Senator Obama joined striking workers outside a Chicago hotel in July and later led Nevada culinary workers in chants of "Fired Up, Ready to Go." Senator Clinton told a firefighters' union in March, "It is absolutely essential to the way America works that people be given the right to organize and bargain collectively." Mr. Edwards, a former senator from North Carolina, has campaigned for minimum-wage initiatives in a half dozen states and said at the AFL-CIO debate last month that he had walked 200 picket lines in the past two years.
"There's little question that all of the candidates are much more open, aggressive, and comfortable talking about and embracing the labor movement," says Harold Schaitberger, president of the 281,000-member International Association of Fire Fighters, which recently endorsed Sen. Christopher Dodd (D) of Connecticut. "In the past, candidates would be more inclined to talk about 'worker issues,' 'rights of employees,' 'the middle class.' The word 'union' or 'labor movement' – that wasn't as much in their vocabulary."
Stephanie Mueller, a spokeswoman for the 1.9 million-member Service Employees International Union, says, "We've never had this kind of experience before with candidates."
Talk of unions fell from favor, analysts say, after the AFL-CIO's endorsement of Walter Mondale in the 1984 presidential race drew charges from rivals that he was beholden to "special interests."
By 1992, when Democrats looked as if they might again seize the White House, "there was a feeling at least among the 'New Democrats' " – a centrist group that included Bill Clinton – "that labor was out of touch and was part of the old liberal line that had lost them elections in the past," says Peter Francia, a political scientist at East Carolina University in Greenville, N.C., and author of "The Future of Organized Labor in American Politics."

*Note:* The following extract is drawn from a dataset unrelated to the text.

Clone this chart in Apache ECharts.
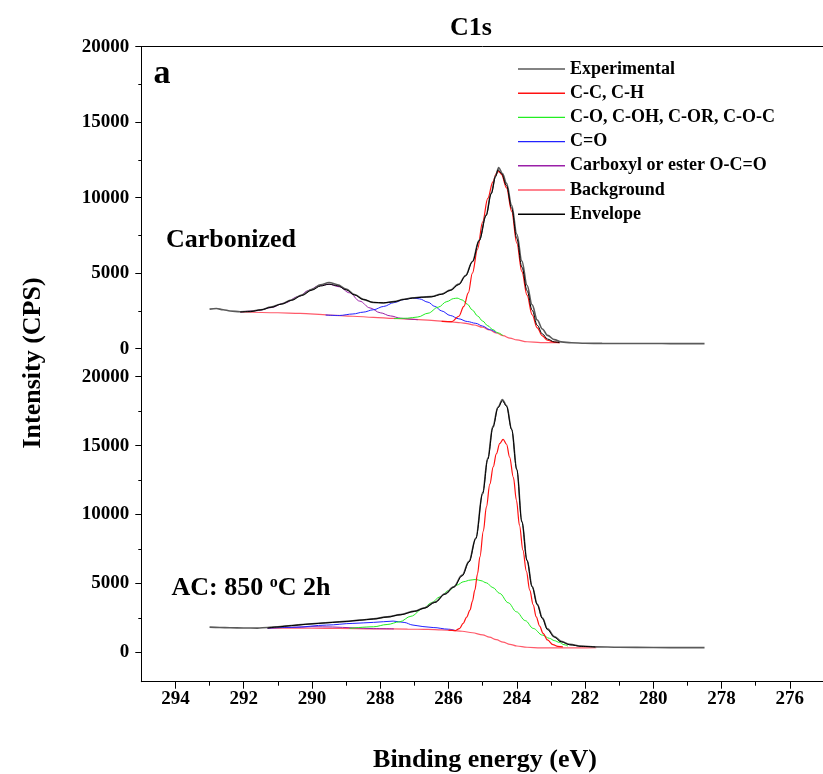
<!DOCTYPE html>
<html><head><meta charset="utf-8">
<script src="https://cdn.jsdelivr.net/npm/echarts@6/dist/echarts.min.js"></script>
<style>html,body{margin:0;padding:0;background:#fff}#c{width:823px;height:774px}</style>
</head><body><div id="c"></div>
<script>
// ---------- axis ticks ----------
const xMajor = [294, 292, 290, 288, 286, 284, 282, 280, 278, 276];
const xMinor = [293, 291, 289, 287, 285, 283, 281, 279, 277];
const yMajor = [0, 5000, 10000, 15000, 20000];
const yMinor = [2500, 7500, 12500, 17500];
const legendNames = ['Experimental', 'C-C, C-H', 'C-O, C-OH, C-OR, C-O-C', 'C=O', 'Carboxyl or ester O-C=O', 'Background', 'Envelope'];

// ---------- top panel: Carbonized ----------
const topExpE = [293.0, 292.8, 292.6, 292.4, 292.1, 291.8, 291.5, 291.2, 290.9, 290.6, 290.3, 290.0, 289.75, 289.5, 289.25, 289.0, 288.75, 288.5, 288.2, 287.9, 287.6, 287.3, 287.05, 286.8, 286.5, 286.2, 285.95, 285.7, 285.5, 285.3, 285.1, 284.9, 284.75, 284.62, 284.53, 284.42, 284.3, 284.15, 284.0, 283.85, 283.7, 283.55, 283.4, 283.25, 283.1, 282.9, 282.7, 282.4, 282.0, 281.5, 281.0, 280.5, 280.0, 279.5, 279.0, 278.5];
const topExpV = [2620, 2660, 2580, 2500, 2450, 2470, 2580, 2760, 2960, 3230, 3560, 3930, 4230, 4380, 4240, 3950, 3580, 3270, 3060, 3030, 3120, 3280, 3370, 3420, 3450, 3620, 3880, 4280, 4850, 5780, 7200, 8850, 10300, 11450, 12000, 11600, 10950, 9500, 7600, 5800, 4200, 2900, 1900, 1300, 880, 600, 450, 390, 360, 350, 345, 340, 345, 335, 340, 335];
const topEnvE = [292.1, 291.8, 291.5, 291.2, 290.9, 290.6, 290.3, 290.0, 289.75, 289.5, 289.25, 289.0, 288.75, 288.5, 288.2, 287.9, 287.6, 287.3, 287.05, 286.8, 286.5, 286.2, 285.95, 285.7, 285.5, 285.3, 285.1, 284.9, 284.75, 284.62, 284.55, 284.45, 284.3, 284.15, 284.0, 283.85, 283.7, 283.55, 283.4, 283.25, 283.1, 282.9, 282.75];
const topEnvV = [2430, 2460, 2570, 2740, 2950, 3200, 3520, 3880, 4150, 4270, 4170, 3900, 3560, 3260, 3070, 3040, 3110, 3260, 3350, 3400, 3440, 3600, 3860, 4250, 4820, 5750, 7150, 8800, 10250, 11400, 11850, 11600, 10800, 9300, 7300, 5400, 3850, 2550, 1550, 980, 640, 450, 400];
const topBgE = [292.1, 291.0, 290.35, 289.5, 288.8, 288.2, 287.6, 287.0, 286.5, 286.15, 285.9, 285.65, 285.45, 285.25, 285.0, 284.8, 284.6, 284.4, 284.2, 284.0, 283.7, 283.3, 282.75];
const topBgV = [2430, 2380, 2340, 2230, 2150, 2080, 2010, 1945, 1880, 1815, 1770, 1720, 1660, 1570, 1420, 1240, 1050, 860, 700, 580, 460, 400, 400];
const topCCE = [286.2, 285.9, 285.7, 285.55, 285.42, 285.3, 285.15, 285.0, 284.85, 284.7, 284.6, 284.53, 284.45, 284.3, 284.15, 284.0, 283.85, 283.7, 283.55, 283.4, 283.25, 283.1, 282.9, 282.75];
const topCCV = [1815, 1790, 2150, 2800, 3700, 5000, 6600, 8400, 9950, 11050, 11600, 11750, 11550, 10650, 9100, 7000, 5100, 3550, 2250, 1380, 850, 560, 430, 400];
const topCOE = [287.6, 287.2, 286.9, 286.6, 286.3, 286.05, 285.85, 285.75, 285.6, 285.45, 285.3, 285.15, 285.0, 284.85, 284.7, 284.55, 284.4];
const topCOV = [1990, 2020, 2100, 2350, 2750, 3120, 3320, 3350, 3230, 2950, 2560, 2170, 1830, 1520, 1260, 1050, 860];
const topCEOE = [289.6, 289.2, 288.8, 288.5, 288.2, 287.9, 287.6, 287.3, 287.05, 286.85, 286.6, 286.4, 286.2, 285.95, 285.7, 285.45, 285.2, 285.0, 284.8, 284.6];
const topCEOV = [2230, 2200, 2300, 2420, 2580, 2800, 3050, 3260, 3360, 3300, 3080, 2800, 2500, 2200, 1980, 1800, 1680, 1500, 1270, 1060];
const topCarbE = [292.1, 291.6, 291.2, 290.8, 290.4, 290.1, 289.8, 289.5, 289.2, 288.9, 288.6, 288.3, 288.0, 287.7, 287.4, 287.1, 286.9];
const topCarbV = [2430, 2520, 2720, 3030, 3450, 3850, 4170, 4270, 4100, 3700, 3150, 2700, 2380, 2170, 2020, 1950, 1920];

// ---------- bottom panel: AC 850 °C 2h ----------
const botExpE = [293.0, 292.7, 292.4, 292.0, 291.6, 291.3, 291.0, 290.6, 290.2, 289.8, 289.4, 289.0, 288.6, 288.2, 287.8, 287.4, 287.0, 286.7, 286.4, 286.1, 285.85, 285.6, 285.4, 285.2, 285.0, 284.85, 284.7, 284.55, 284.42, 284.3, 284.15, 284.0, 283.85, 283.7, 283.55, 283.4, 283.25, 283.1, 282.9, 282.7, 282.45, 282.1, 281.7, 281.0, 280.0, 279.0, 278.5];
const botExpV = [1830, 1800, 1780, 1770, 1760, 1800, 1860, 1950, 2040, 2110, 2180, 2250, 2340, 2430, 2570, 2740, 2990, 3230, 3650, 4250, 4750, 5600, 6600, 8300, 11600, 14100, 16400, 17800, 18350, 17900, 16200, 13300, 9500, 6700, 4800, 3500, 2500, 1700, 1150, 800, 580, 450, 400, 370, 350, 340, 340];
const botEnvE = [291.3, 291.0, 290.6, 290.2, 289.8, 289.4, 289.0, 288.6, 288.2, 287.8, 287.4, 287.0, 286.7, 286.4, 286.1, 285.85, 285.6, 285.4, 285.2, 285.0, 284.85, 284.7, 284.55, 284.42, 284.3, 284.15, 284.0, 283.85, 283.7, 283.55, 283.4, 283.25, 283.1, 282.9, 282.7, 282.45, 282.1, 281.7];
const botEnvV = [1760, 1840, 1940, 2030, 2100, 2170, 2240, 2330, 2420, 2560, 2730, 2970, 3210, 3620, 4220, 4720, 5550, 6550, 8250, 11500, 14000, 16300, 17750, 18250, 17850, 16150, 13250, 9450, 6650, 4750, 3450, 2450, 1650, 1100, 760, 550, 430, 390];
const botBgE = [291.3, 290.0, 289.2, 288.2, 287.2, 286.6, 286.2, 285.9, 285.6, 285.3, 285.0, 284.8, 284.6, 284.4, 284.2, 284.0, 283.7, 283.3, 282.8, 282.2, 281.67];
const botBgV = [1760, 1750, 1740, 1710, 1690, 1660, 1630, 1590, 1530, 1420, 1270, 1100, 920, 740, 580, 460, 370, 320, 320, 330, 333];
const botCCE = [286.0, 285.8, 285.68, 285.57, 285.47, 285.37, 285.3, 285.23, 285.15, 285.08, 284.98, 284.89, 284.79, 284.69, 284.6, 284.5, 284.4, 284.3, 284.21, 284.1, 284.01, 283.92, 283.82, 283.72, 283.62, 283.52, 283.43, 283.33, 283.23, 283.1, 282.94, 282.8, 282.65];
const botCCV = [1610, 1580, 1720, 2100, 2550, 3065, 3700, 4515, 5700, 6930, 8800, 10550, 12200, 13450, 14400, 15140, 15450, 15100, 14170, 12700, 11035, 9200, 7410, 5900, 4515, 3450, 2580, 1900, 1377, 900, 560, 430, 400];
const botCOE = [288.9, 288.2, 287.8, 287.43, 287.1, 286.74, 286.5, 286.25, 286.0, 285.76, 285.55, 285.37, 285.2, 285.05, 284.89, 284.7, 284.5, 284.25, 284.01, 283.75, 283.52, 283.25, 283.04, 282.9, 282.75, 282.62, 282.5];
const botCOV = [1740, 1855, 2020, 2217, 2620, 3188, 3600, 4029, 4480, 4877, 5130, 5239, 5290, 5200, 5043, 4700, 4275, 3600, 2942, 2300, 1739, 1250, 1014, 850, 720, 560, 450];
const botCEOE = [291.3, 290.5, 289.57, 288.8, 288.2, 287.62, 287.3, 287.04, 286.75, 286.45, 286.0, 285.8];
const botCEOV = [1760, 1820, 1978, 2100, 2174, 2268, 2170, 1978, 1870, 1800, 1680, 1580];
const botCarbE = [291.3, 290.6, 290.0, 289.4, 288.8, 288.2, 287.6];
const botCarbV = [1760, 1810, 1860, 1840, 1780, 1720, 1700];

// ---------- build ----------
const FONT = "'Liberation Serif', 'Times New Roman', serif";
const COLORS = {
  'Experimental': '#5a5a5a',
  'C-C, C-H': '#ff1010',
  'C-O, C-OH, C-OR, C-O-C': '#22ee22',
  'C=O': '#2222ff',
  'Carboxyl or ester O-C=O': '#9a1fa8',
  'Background': '#ff5a6a',
  'Envelope': '#000000'
};
function pairs(E, V) { return E.map((e, i) => [e, V[i]]); }
function ser(name, xi, yi, E, V, w, z) {
  return {
    name: name, type: 'line', xAxisIndex: xi, yAxisIndex: yi,
    data: pairs(E, V), smooth: 0.35, smoothMonotone: 'x',
    symbol: 'none', showSymbol: false, z: z,
    lineStyle: { color: COLORS[name], width: w }, itemStyle: { color: COLORS[name] },
    emphasis: { disabled: true }, silent: true
  };
}
const series = [
  ser('Background', 0, 0, topBgE, topBgV, 1.2, 2),
  ser('Carboxyl or ester O-C=O', 0, 0, topCarbE, topCarbV, 1, 3),
  ser('C=O', 0, 0, topCEOE, topCEOV, 1, 3),
  ser('C-O, C-OH, C-OR, C-O-C', 0, 0, topCOE, topCOV, 1, 3),
  ser('C-C, C-H', 0, 0, topCCE, topCCV, 1.2, 4),
  ser('Experimental', 0, 0, topExpE, topExpV, 1.6, 5),
  ser('Envelope', 0, 0, topEnvE, topEnvV, 1, 6),
  ser('Background', 1, 2, botBgE, botBgV, 1.2, 2),
  ser('Carboxyl or ester O-C=O', 1, 2, botCarbE, botCarbV, 1, 3),
  ser('C=O', 1, 2, botCEOE, botCEOV, 1, 3),
  ser('C-O, C-OH, C-OR, C-O-C', 1, 2, botCOE, botCOV, 1, 3),
  ser('C-C, C-H', 1, 2, botCCE, botCCV, 1.2, 4),
  ser('Experimental', 1, 2, botExpE, botExpV, 1.6, 5),
  ser('Envelope', 1, 2, botEnvE, botEnvV, 1, 6)
];

const labelStyle = { fontFamily: FONT, fontWeight: 'bold', fontSize: 19, color: '#000' };
const lineBlack = { show: true, onZero: false, lineStyle: { color: '#000', width: 1 } };
function yMain(grid, min) {
  return {
    type: 'value', gridIndex: grid, position: 'left', min: min, max: 20000,
    axisLine: lineBlack, splitLine: { show: false },
    axisTick: { show: true, inside: false, length: 6, customValues: yMajor, lineStyle: { color: '#000' } },
    axisLabel: Object.assign({ show: true, margin: 12, customValues: yMajor, formatter: v => String(v) }, labelStyle)
  };
}
function yMinorAxis(grid, min) {
  return {
    type: 'value', gridIndex: grid, position: 'left', min: min, max: 20000,
    axisLine: { show: false }, splitLine: { show: false },
    axisTick: { show: true, inside: false, length: 3, customValues: yMinor, lineStyle: { color: '#000' } },
    axisLabel: { show: false }
  };
}

const option = {
  animation: false,
  backgroundColor: '#fff',
  grid: [
    { left: 141.3, top: 46.7, width: 682.7, height: 330, outerBoundsMode: 'none', containLabel: false },
    { left: 141.3, top: 376.7, width: 682.7, height: 305, outerBoundsMode: 'none', containLabel: false }
  ],
  xAxis: [
    { type: 'value', gridIndex: 0, position: 'top', min: 275, max: 295, inverse: true,
      axisLine: lineBlack, axisTick: { show: false }, axisLabel: { show: false }, splitLine: { show: false } },
    { type: 'value', gridIndex: 1, position: 'bottom', min: 275, max: 295, inverse: true,
      axisLine: lineBlack, splitLine: { show: false },
      axisTick: { show: true, length: 7, customValues: xMajor, lineStyle: { color: '#000' } },
      axisLabel: Object.assign({ show: true, margin: 8, customValues: xMajor, formatter: v => String(v) }, labelStyle) },
    { type: 'value', gridIndex: 1, position: 'bottom', min: 275, max: 295, inverse: true,
      axisLine: { show: false, onZero: false }, splitLine: { show: false },
      axisTick: { show: true, length: 4, customValues: xMinor, lineStyle: { color: '#000' } },
      axisLabel: { show: false } }
  ],
  yAxis: [yMain(0, -1854), yMinorAxis(0, -1854), yMain(1, -2130), yMinorAxis(1, -2130)],
  legend: {
    data: legendNames, orient: 'vertical', left: 513, top: 55, padding: 5,
    icon: 'rect', itemWidth: 47, itemHeight: 1.4, itemGap: 6.2,
    textStyle: { fontFamily: FONT, fontWeight: 'bold', fontSize: 18, color: '#000', lineHeight: 18 },
    selectedMode: false
  },
  graphic: [
    { type: 'text', style: { text: 'C1s', x: 471, y: 28, align: 'center', verticalAlign: 'middle', font: "bold 26px 'Liberation Serif', serif", fill: '#000' } },
    { type: 'text', style: { text: 'a', x: 162, y: 74, align: 'center', verticalAlign: 'middle', font: "bold 34px 'Liberation Serif', serif", fill: '#000' } },
    { type: 'text', style: { text: 'Carbonized', x: 231, y: 240, align: 'center', verticalAlign: 'middle', font: "bold 26px 'Liberation Serif', serif", fill: '#000' } },
    { type: 'text', style: {
        text: '{a|AC: 850 }{s|o}{a|C 2h}', x: 251, y: 588, align: 'center', verticalAlign: 'middle',
        rich: {
          a: { font: "bold 26px 'Liberation Serif', serif", fill: '#000', color: '#000', verticalAlign: 'bottom' },
          s: { font: "bold 16px 'Liberation Serif', serif", fill: '#000', color: '#000', verticalAlign: 'top' }
        } } },
    { type: 'text', x: 33, y: 363, rotation: Math.PI / 2, style: { text: 'Intensity (CPS)', x: 0, y: 0, align: 'center', verticalAlign: 'middle', font: "bold 26px 'Liberation Serif', serif", fill: '#000' } },
    { type: 'text', style: { text: 'Binding energy (eV)', x: 485, y: 760, align: 'center', verticalAlign: 'middle', font: "bold 26px 'Liberation Serif', serif", fill: '#000' } }
  ],
  series: series
};
const chart = echarts.init(document.getElementById('c'), null, { renderer: 'canvas' });
chart.setOption(option);
</script></body></html>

Labor's political bounce this year comes as union membership continues to slide. Some 12 percent of US workers belonged to unions in 2006, down from more than 20 percent in 1983, according to federal figures.
To counter the loss, unions have devoted a growing share of their budgets to political activity. With new high-tech tools to communicate with members and identify the undecided, they are more effective than ever at propelling members to the polls, say labor leaders and outside experts.